Proterra raises $200m for Asia food fund

Proterra Investment Partners has reached a final close on a Singapore-domiciled fund that will make food-related investments across Asia with more than USD 200m in commitments.
Billed as Food Fund 3, it received backing from a mix of institutional investors, foundations, and family offices primarily from Europe and Asia. It was incorporated in Singapore in October 2020 under the variable capital company (VCC) structure.
According to a source close to the situation, additional capital is being raised for other vehicles. This is the first fund raised by Proterra's Asia team since it was established as a stand-alone fund manager registered in Singapore.
Proterra is a US-headquartered food and agribusiness private equity firm that spun out from Cargill in 2016. The Asia team has deployed more than USD 1bn in the region via three funds since 2010 and had USD 1.6bn of assets under its food strategy as of end-2021. It operates out of Shanghai as well as Singapore.
Tai Lin, a managing partner at Proterra Asia, said in a statement that the team is pleased to have closed the fund "despite market volatility and travel restrictions."
He added: “In the context of rapidly growing and urbanising populations in Asia, the demand for premium food products as well as the need to decarbonize diets and food supply chains, is increasing at an extraordinary pace.”
Proterra’s second Asia fund closed on USD 700m in 2015. As of the launch of Fund III, it had deployed USD 598m and claimed a portfolio value of about USD 1.1bn, as well as a gross IRR of 18.8%, according to a separate disclosure. This does not include co-investment vehicles that Proterra manages for LPs.
The new fund seeks to capitalise on rising Asian demand for safe, nutritious, and high-quality food. The trend is associated with urban development, and greater a consumer focus on convenience, social impact, and sustainability.
The fund was originally planned to make growth and control investments in China and Southeast Asia, including in renminbi-denominated assets. It will leverage a close partnership with Fidante Partners, a specialist distribution and business development expertise across Europe.

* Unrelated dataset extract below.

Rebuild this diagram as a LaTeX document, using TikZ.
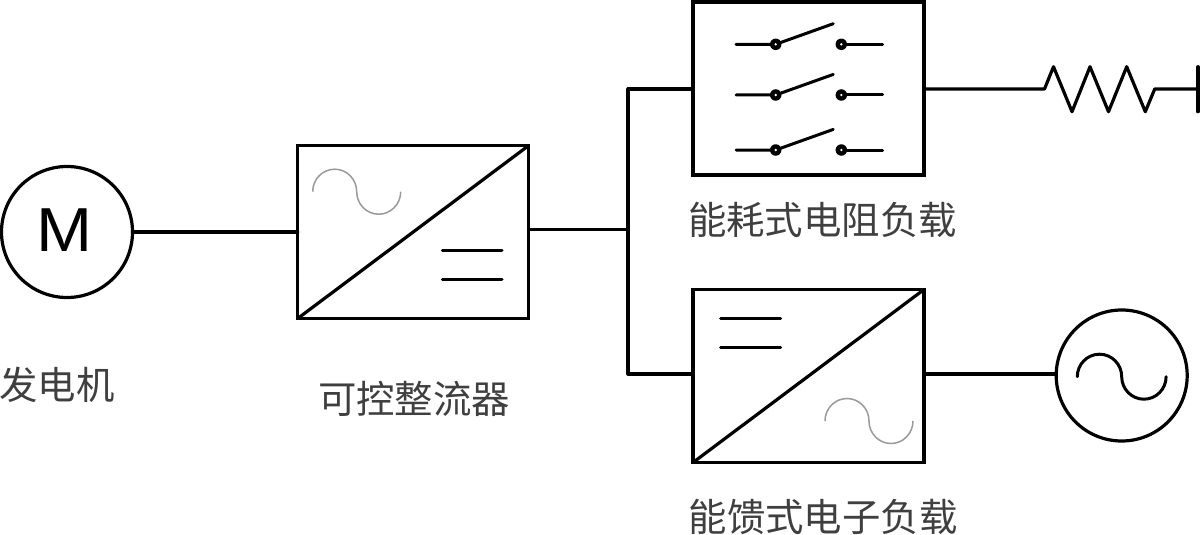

The strategy involves incubating new brands as well as investing in existing businesses. Some of the most recent activity in this vein includes the launch of Singapore-based oat milk brand Oatside, with Proterra providing the bulk of an initial USD 22m of investment.
Proterra was active in Asia as recently as last month when it invested in Singapore’s Aperion Bioenergy, a company that sources used cooking oil for industrial feedstocks. Aperion claimed to have collected more than 500m litres of cooking oil between 2017 and 2021, offsetting 1.5m metric tons of carbon emissions.